To everyone who might care about this, i've updated the sysbench 
results to latest -tip:

    http://redhat.com/~mingo/misc/bfs-vs-tip-oltp-v2.jpg

This double checks the effects of the various interactivity fixlets 
in the scheduler tree (whose interactivity effects 
mentioned/documented in the various threads on lkml) in the 
throughput space too and they also improved sysbench performance.

Con, i'd also like to thank you for raising general interest in 
scheduler latencies once more by posting the BFS patch. It gave us 
more bugreports upstream and gave us desktop users willing to test 
patches which in turn helps us improve the code. When users choose 
to suffer in silence that is never helpful.

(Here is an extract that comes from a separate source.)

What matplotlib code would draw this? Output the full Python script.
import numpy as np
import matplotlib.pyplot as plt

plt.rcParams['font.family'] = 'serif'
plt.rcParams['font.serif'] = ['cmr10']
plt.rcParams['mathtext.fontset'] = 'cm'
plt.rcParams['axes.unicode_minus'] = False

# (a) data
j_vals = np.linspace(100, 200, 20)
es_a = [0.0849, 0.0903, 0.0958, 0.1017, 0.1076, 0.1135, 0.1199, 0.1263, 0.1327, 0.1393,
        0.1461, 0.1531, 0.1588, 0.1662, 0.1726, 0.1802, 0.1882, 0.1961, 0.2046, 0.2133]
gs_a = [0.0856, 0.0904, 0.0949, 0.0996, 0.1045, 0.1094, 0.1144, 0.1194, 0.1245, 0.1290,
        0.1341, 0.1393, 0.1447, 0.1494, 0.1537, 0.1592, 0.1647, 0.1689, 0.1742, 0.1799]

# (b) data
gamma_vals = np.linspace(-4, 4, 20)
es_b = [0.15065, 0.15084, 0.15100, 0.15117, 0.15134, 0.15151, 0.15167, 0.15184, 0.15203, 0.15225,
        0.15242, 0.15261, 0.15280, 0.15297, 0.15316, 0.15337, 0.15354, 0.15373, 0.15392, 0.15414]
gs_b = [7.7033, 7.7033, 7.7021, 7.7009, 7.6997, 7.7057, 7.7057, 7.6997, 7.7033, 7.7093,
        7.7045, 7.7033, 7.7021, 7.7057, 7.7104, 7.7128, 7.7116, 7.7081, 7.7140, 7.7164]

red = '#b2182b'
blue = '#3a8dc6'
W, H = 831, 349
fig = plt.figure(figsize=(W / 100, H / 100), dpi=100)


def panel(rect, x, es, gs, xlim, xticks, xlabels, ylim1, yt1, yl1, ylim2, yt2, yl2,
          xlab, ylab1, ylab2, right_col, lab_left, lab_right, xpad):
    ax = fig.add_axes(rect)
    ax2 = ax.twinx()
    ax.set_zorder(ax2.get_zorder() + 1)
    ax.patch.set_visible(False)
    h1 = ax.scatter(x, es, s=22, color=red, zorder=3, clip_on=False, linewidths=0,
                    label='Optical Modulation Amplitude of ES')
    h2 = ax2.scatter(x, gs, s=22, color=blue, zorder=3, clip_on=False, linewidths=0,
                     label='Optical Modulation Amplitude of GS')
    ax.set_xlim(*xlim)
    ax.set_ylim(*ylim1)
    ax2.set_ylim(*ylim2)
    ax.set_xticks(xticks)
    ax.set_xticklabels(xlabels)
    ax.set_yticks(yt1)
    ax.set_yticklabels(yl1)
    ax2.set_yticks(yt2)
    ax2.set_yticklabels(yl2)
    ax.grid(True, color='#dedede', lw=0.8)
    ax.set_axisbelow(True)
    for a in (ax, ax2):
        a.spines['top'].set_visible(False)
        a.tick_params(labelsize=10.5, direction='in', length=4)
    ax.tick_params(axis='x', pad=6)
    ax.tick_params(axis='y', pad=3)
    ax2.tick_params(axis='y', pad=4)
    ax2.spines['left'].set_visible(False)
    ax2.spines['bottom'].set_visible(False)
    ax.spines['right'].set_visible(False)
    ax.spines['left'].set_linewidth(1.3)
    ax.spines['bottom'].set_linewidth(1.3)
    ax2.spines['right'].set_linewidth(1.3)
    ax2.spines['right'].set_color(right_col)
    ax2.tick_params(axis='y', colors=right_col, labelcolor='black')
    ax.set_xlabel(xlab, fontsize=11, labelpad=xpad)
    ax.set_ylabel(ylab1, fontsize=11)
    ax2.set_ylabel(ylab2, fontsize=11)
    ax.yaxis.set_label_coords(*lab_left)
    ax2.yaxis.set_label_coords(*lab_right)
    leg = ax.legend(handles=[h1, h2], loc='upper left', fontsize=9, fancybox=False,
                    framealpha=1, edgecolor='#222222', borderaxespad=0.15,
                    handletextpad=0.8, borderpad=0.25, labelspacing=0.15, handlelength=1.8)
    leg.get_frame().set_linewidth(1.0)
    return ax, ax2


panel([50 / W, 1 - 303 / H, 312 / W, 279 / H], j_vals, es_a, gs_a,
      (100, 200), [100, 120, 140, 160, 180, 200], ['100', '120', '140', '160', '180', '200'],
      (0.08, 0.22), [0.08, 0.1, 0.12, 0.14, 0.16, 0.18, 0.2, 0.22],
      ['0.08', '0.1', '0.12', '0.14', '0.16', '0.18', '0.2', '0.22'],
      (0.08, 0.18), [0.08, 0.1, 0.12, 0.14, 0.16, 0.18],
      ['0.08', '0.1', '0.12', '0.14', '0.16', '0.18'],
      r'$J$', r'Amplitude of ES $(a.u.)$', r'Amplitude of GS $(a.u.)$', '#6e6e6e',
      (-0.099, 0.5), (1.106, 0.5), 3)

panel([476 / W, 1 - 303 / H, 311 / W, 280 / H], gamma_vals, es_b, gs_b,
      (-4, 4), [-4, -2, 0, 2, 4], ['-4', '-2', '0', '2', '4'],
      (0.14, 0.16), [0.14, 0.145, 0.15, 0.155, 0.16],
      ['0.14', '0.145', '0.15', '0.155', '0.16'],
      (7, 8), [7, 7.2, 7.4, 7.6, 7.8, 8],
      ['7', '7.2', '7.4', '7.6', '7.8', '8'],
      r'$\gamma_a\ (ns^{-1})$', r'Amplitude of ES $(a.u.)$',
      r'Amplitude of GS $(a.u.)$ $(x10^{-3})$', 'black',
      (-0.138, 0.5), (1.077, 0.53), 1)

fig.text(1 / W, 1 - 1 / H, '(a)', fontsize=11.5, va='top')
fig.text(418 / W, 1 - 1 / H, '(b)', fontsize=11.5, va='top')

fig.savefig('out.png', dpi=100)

BFS isnt particularly strong in this graph - from having looked at 
the workload under BFS my impression was that this is primarily due 
to you having cut out much of the sched-domains SMP load-balancer 
code. BFS 'insta-balances' very agressively, which hurts cache 
affine workloads rather visibly.

You might want to have a look at that design detail if you care - 
load-balancing is in significant parts orthogonal to the basic 
design of a fair scheduler.

For example we kept much of the existing load-balancer when we went 
to CFS in v2.6.23 - the fairness engine and the load-balancer are in 
large parts independent units of code and can be improved/tweaked 
separately.

There's interactions, but the concepts are largely separate.